El día de Pentecostés los discípulos sienten arder en su corazón el deseo de convertirse en misioneros del Evangelio. Hoy, si nos dejamos transformar por Él, sentiremos la alegría de habernos encontrado con el Señor Resucitado, de conocerle, y sentiremos la necesidad de compartir la buena noticia de su amor a tantos contemporáneos nuestros que parecen sumidos en el descontento y en la mayor pobreza, la de no conocerle a Él.

El día de Pentecostés nace la Iglesia y nace misionera, encendida de fe en el Resucitado, hablando en calles y plazas, para todos, sin barreras de razas ni lenguas, católica —universal y abierta desde la cuna. Y nace en pequeñez, como la pequeña semilla de mostaza en un campo sin límites, y habla desde la boca del ser humano cuya sabiduría procede del Señor, y cuya fuerza es el amor y la misericordia de Él hacia una humanidad por la que ha dado la vida.

Como en cada época de su historia, la Iglesia necesita del Espíritu Santo de forma total y absoluta, necesita seguir naciendo de Pentecostés. También hoy, de modo especial hoy, es tiempo en el que tantos hombres y mujeres, sin decirlo, miran hacia la Iglesia, hacia nosotros, gritando con su mirada: “queremos ver a Jesús”(Jn. 12, 21).

Hoy es tiempo de apóstoles. La humanidad necesita apóstoles, la Iglesia está falta de apóstoles. Y esta necesidad urge a todos, especialmente a nuestro laicado. Hoy es Pentecostés, tiempo de apóstoles, es muy oportuno recordar este día como “Día de la Acción Católica y del Apostolado Seglar”.

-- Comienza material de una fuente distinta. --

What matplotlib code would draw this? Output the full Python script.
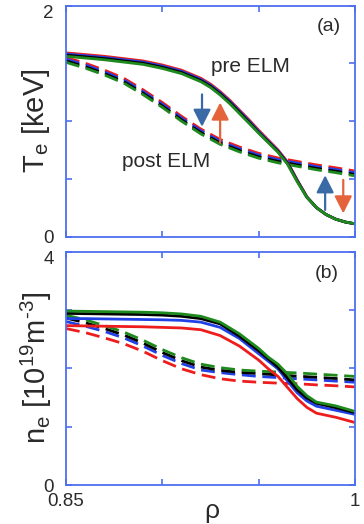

Qué lástima cuando vivimos y hablamos desde la auto-referencialidad y el propio “círculo”: “mi grupo”, “los míos”. Cuando no remamos juntos, haciendo Iglesia unida y misionera, nos alejamos de Pentecostés y pagamos el precio de nuestra esterilidad y de la dramática increencia que nos rodea. Pidamos la permanente conversión y la salida de nosotros mismos y de nuestros pequeños círculos eclesiales para ser Iglesia unida, abierta, misionera, portadora en cada uno de nosotros de la “alegría del Evangelio”, como nos pide con fuerza y constancia el papa Francisco, el sucesor de aquel mismo Pedro que gritó la fe en el Resucitado a todo el mundo presente en Jerusalén, el día de Pentecostés.

Recemos con fuerza especial estos días al Espíritu Santo para que nos ilumine, nos encienda, nos empuje a la misión, a todos, y, especialmente, al laicado de nuestras diócesis, parroquias, movimientos y asociaciones. Ser apóstoles, ser instrumentos de unión, estar, con nuestras limitaciones y pobrezas, entusiasmados por el Evangelio del Señor Jesús, y lanzados a sembrarlo en un mundo tan necesitado, es abrirnos a la obra del Espíritu que es el único que puede hacer fecunda nuestra vida y nuestra Iglesia.

Que María, la llena de gracia, Madre de la Iglesia, interceda ante su Hijo para que nos sea enviado el Espíritu Santo, haciéndonos vino nuevo que transforme nuestro mundo con la alegría del Evangelio, y haga a nuestros laicos “testigos de la Misericordia”.